== AIM ==
From the first line of the data down to and including the line with "(L7) at (4.60,3.40)", copy everything exactly, leaving out pictures.

━━ INFORMATION SUPPLIED ━━

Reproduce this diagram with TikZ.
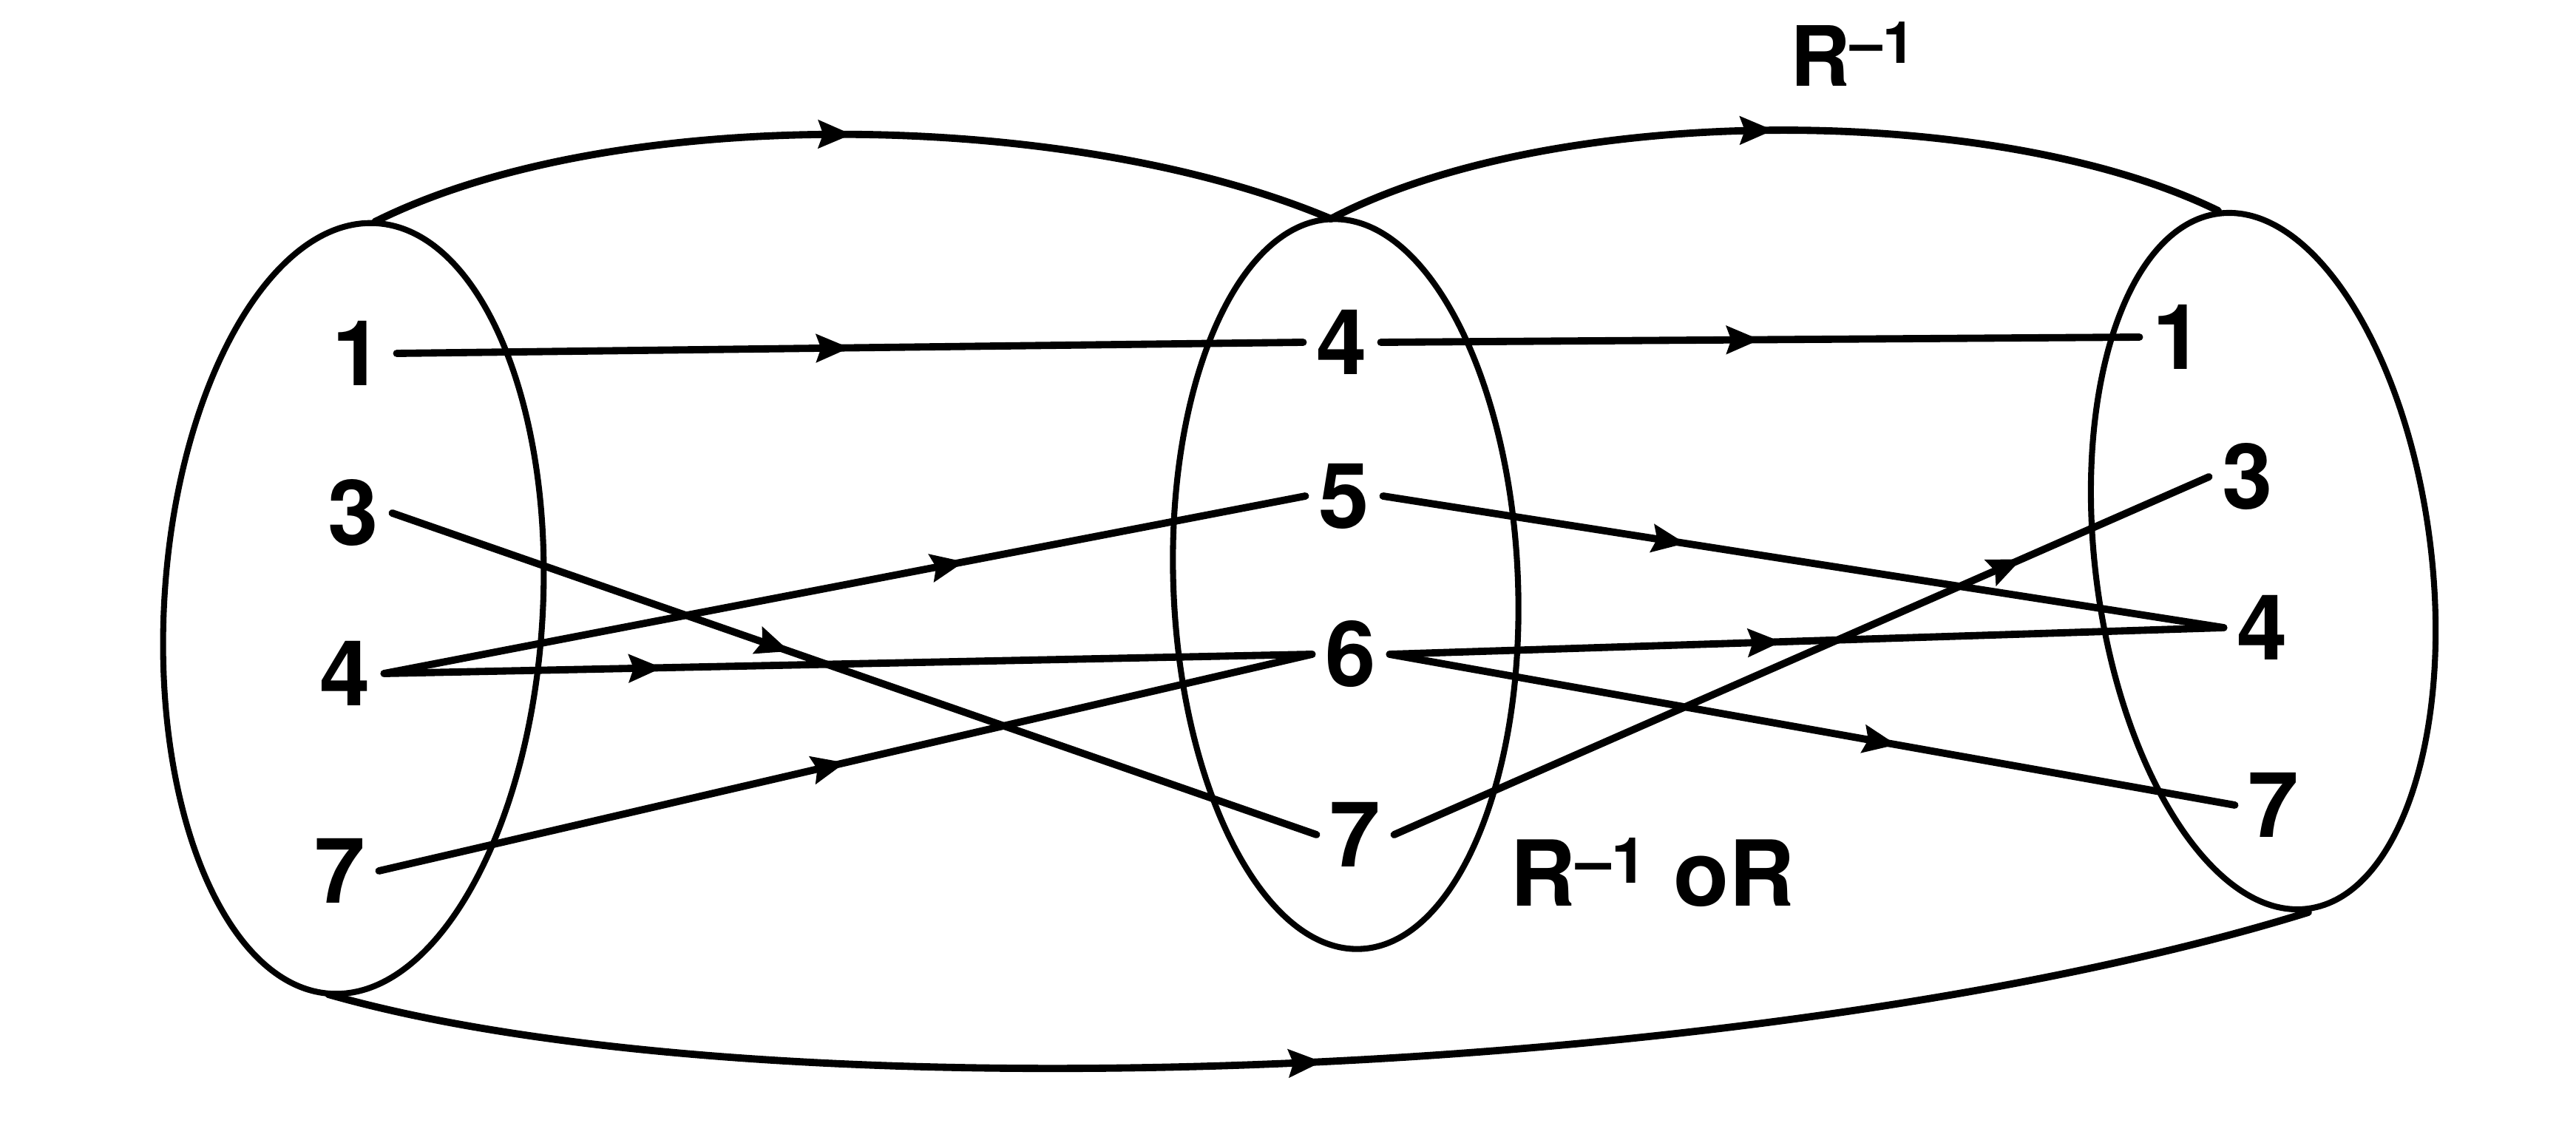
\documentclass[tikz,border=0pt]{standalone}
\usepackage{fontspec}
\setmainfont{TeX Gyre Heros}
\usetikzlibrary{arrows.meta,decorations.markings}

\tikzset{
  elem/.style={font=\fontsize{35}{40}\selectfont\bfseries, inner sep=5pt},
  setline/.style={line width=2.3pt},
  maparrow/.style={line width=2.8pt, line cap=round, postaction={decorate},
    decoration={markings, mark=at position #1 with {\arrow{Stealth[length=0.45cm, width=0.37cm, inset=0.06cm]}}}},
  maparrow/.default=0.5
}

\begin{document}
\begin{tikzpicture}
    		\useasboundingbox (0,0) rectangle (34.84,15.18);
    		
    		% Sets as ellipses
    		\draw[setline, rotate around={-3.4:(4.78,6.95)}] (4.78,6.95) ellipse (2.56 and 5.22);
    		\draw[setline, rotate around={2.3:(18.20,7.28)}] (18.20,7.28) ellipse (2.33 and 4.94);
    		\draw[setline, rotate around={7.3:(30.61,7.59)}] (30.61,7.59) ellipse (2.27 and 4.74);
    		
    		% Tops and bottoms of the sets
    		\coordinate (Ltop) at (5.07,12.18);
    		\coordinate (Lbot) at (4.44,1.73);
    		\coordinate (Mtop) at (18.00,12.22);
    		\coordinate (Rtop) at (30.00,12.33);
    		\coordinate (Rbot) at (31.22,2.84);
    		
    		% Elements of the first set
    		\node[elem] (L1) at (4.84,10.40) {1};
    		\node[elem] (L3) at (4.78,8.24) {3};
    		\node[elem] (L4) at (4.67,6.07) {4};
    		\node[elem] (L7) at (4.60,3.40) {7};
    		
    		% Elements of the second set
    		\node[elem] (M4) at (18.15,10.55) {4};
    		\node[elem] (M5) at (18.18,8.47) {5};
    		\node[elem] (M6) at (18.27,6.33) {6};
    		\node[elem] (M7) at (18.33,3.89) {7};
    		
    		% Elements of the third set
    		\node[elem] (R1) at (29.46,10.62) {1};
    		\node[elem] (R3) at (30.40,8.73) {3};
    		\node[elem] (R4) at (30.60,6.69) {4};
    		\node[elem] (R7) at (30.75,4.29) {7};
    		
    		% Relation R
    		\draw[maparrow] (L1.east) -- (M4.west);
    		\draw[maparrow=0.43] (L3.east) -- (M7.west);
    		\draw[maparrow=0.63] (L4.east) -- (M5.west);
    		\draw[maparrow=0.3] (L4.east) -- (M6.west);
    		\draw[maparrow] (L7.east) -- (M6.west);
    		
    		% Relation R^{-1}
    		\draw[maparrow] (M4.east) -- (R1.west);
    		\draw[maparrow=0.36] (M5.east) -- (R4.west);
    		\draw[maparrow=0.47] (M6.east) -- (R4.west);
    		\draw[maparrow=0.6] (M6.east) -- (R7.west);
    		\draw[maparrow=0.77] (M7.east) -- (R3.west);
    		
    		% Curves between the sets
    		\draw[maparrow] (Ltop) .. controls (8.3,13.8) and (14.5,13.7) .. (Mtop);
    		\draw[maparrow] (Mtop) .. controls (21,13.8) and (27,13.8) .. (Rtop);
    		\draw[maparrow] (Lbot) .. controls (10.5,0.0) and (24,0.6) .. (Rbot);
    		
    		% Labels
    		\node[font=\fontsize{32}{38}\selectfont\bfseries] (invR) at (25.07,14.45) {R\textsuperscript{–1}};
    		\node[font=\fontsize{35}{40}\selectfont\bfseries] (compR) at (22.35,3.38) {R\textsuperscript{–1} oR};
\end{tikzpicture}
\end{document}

━━━

== WRITTEN REPLY ==
Reproduce this diagram with TikZ.
\documentclass[tikz,border=0pt]{standalone}
\usepackage{fontspec}
\setmainfont{TeX Gyre Heros}
\usetikzlibrary{arrows.meta,decorations.markings}

\tikzset{
  elem/.style={font=\fontsize{35}{40}\selectfont\bfseries, inner sep=5pt},
  setline/.style={line width=2.3pt},
  maparrow/.style={line width=2.8pt, line cap=round, postaction={decorate},
    decoration={markings, mark=at position #1 with {\arrow{Stealth[length=0.45cm, width=0.37cm, inset=0.06cm]}}}},
  maparrow/.default=0.5
}

\begin{document}
\begin{tikzpicture}
    		\useasboundingbox (0,0) rectangle (34.84,15.18);
    		
    		% Sets as ellipses
    		\draw[setline, rotate around={-3.4:(4.78,6.95)}] (4.78,6.95) ellipse (2.56 and 5.22);
    		\draw[setline, rotate around={2.3:(18.20,7.28)}] (18.20,7.28) ellipse (2.33 and 4.94);
    		\draw[setline, rotate around={7.3:(30.61,7.59)}] (30.61,7.59) ellipse (2.27 and 4.74);
    		
    		% Tops and bottoms of the sets
    		\coordinate (Ltop) at (5.07,12.18);
    		\coordinate (Lbot) at (4.44,1.73);
    		\coordinate (Mtop) at (18.00,12.22);
    		\coordinate (Rtop) at (30.00,12.33);
    		\coordinate (Rbot) at (31.22,2.84);
    		
    		% Elements of the first set
    		\node[elem] (L1) at (4.84,10.40) {1};
    		\node[elem] (L3) at (4.78,8.24) {3};
    		\node[elem] (L4) at (4.67,6.07) {4};
    		\node[elem] (L7) at (4.60,3.40) {7};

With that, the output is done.